Spring in the west is confusingly fantastic and terrible at the same time. All the rivers run wild and the fishing seems to be going downhill with the melting snow. Just when the chocolate water has pretty much ruined things, and staying at home to write about it is all that’s left to do the lakes thaw out. I’m not going to lie, runoff sucks, but ice off kind of makes up for it.
Because while the fish that get to hide in the fast, dirty, water get a break from me, the trout cruising in high mountain lakes no longer have a two foot thick buffer between them and my flies. Now imagine being locked in a jail cell for six to eight months and the only food offered was the occasional half tube of saltines or off brand Ritz crackers. When you’re finally released I imagine the first thing you’ll look for is a decent meal. Fish are like anybody else, saltines get old after like five, let alone five hundred.

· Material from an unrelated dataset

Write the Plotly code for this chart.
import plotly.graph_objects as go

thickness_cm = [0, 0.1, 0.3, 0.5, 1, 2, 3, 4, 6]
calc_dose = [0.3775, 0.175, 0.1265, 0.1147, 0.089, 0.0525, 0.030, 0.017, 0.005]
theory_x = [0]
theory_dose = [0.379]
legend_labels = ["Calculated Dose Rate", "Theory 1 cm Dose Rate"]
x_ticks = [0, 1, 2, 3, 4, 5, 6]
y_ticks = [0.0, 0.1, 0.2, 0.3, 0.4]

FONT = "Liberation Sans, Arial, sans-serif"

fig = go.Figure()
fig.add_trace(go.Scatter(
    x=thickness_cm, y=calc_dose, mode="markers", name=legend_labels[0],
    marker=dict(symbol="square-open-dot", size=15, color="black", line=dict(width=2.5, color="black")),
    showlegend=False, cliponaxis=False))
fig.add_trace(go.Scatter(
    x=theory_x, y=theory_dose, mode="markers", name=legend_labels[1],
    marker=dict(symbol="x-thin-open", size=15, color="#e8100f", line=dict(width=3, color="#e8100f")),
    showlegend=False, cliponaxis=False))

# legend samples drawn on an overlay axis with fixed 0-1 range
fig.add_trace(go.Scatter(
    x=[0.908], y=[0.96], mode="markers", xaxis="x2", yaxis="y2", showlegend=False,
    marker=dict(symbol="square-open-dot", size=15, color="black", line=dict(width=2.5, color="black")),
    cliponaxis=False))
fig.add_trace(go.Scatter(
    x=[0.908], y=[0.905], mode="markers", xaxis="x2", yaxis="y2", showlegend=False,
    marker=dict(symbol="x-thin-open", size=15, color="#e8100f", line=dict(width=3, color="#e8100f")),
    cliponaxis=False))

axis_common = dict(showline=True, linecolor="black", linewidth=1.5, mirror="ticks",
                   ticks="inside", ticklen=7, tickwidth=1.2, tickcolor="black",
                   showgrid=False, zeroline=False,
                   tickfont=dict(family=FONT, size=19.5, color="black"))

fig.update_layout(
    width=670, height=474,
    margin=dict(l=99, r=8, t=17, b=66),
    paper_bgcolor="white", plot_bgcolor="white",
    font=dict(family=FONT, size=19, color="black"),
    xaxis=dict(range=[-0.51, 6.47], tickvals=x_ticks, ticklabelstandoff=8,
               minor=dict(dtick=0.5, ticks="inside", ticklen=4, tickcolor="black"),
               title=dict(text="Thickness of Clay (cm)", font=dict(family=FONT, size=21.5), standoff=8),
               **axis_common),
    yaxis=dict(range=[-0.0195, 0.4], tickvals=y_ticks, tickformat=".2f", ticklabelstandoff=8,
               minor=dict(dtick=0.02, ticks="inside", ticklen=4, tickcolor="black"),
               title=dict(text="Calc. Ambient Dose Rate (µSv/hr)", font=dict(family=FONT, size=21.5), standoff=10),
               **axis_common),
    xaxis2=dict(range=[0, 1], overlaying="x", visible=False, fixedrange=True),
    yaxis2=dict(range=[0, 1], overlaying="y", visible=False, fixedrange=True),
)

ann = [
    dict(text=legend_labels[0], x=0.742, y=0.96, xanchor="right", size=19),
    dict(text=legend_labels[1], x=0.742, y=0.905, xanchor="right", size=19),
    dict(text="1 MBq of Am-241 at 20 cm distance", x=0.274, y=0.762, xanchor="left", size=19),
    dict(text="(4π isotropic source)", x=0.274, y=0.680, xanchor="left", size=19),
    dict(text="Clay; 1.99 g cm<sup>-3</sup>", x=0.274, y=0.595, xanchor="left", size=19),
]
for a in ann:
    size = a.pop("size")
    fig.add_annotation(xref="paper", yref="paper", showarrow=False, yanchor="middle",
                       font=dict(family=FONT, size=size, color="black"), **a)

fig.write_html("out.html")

This is why ice off is so magical; I consider trout to typically be picky yet opportunistic feeders, but in the early weeks of summer they become hunters that chase food down with reckless abandon. They’ve got six months, if that, to stock up for another long cold winter. I guess it’s just a long winter for them, I imagine they’re pretty used to the cold.
Spring also brings warm weather, which is great for lots of reasons, except the people. The barren solitude of winter swaps places with a crowd of people. Camping is exponentially more popular out west than in Missouri. Apparently 90%
humidity is a bit of a turn off for camping. College kids fresh from finals week fill the roads heading wherever they can afford with an overnight bag, more beer than water, and no plan. I’ve never seen so many Volkswagen vans straight from the sixties loaded with philosophy majors and starving artists. Everybody’s on the move. Go here, hike this trail, take this turn, 100 miles an hour because life’s short.
They aren’t wrong.
Most of the time I’m no different, but fishing forces me slow down and enjoy things. If I don’t I won’t catch anything. Fly fishing looks fast paced on the outside; casting, stripping, and hopping boulder to boulder in search of the next rise isn’t exactly the same as sitting back with a cold one while the minnow and bobber drift slowly on the chop. But, the subtle nuances of fly fishing like reading water, mending, or fly selection are slow, deliberate, and most importantly relaxing.
That’s the only nice thing about breaking off on a fish deep in the woods of some mountain, I have to take a deep breath, sit down, and tie on. It just so happens I look around a little when I do.
It’s times like that when things are really put in perspective; runoff sucks, but not being in the mountains would suck a lot more.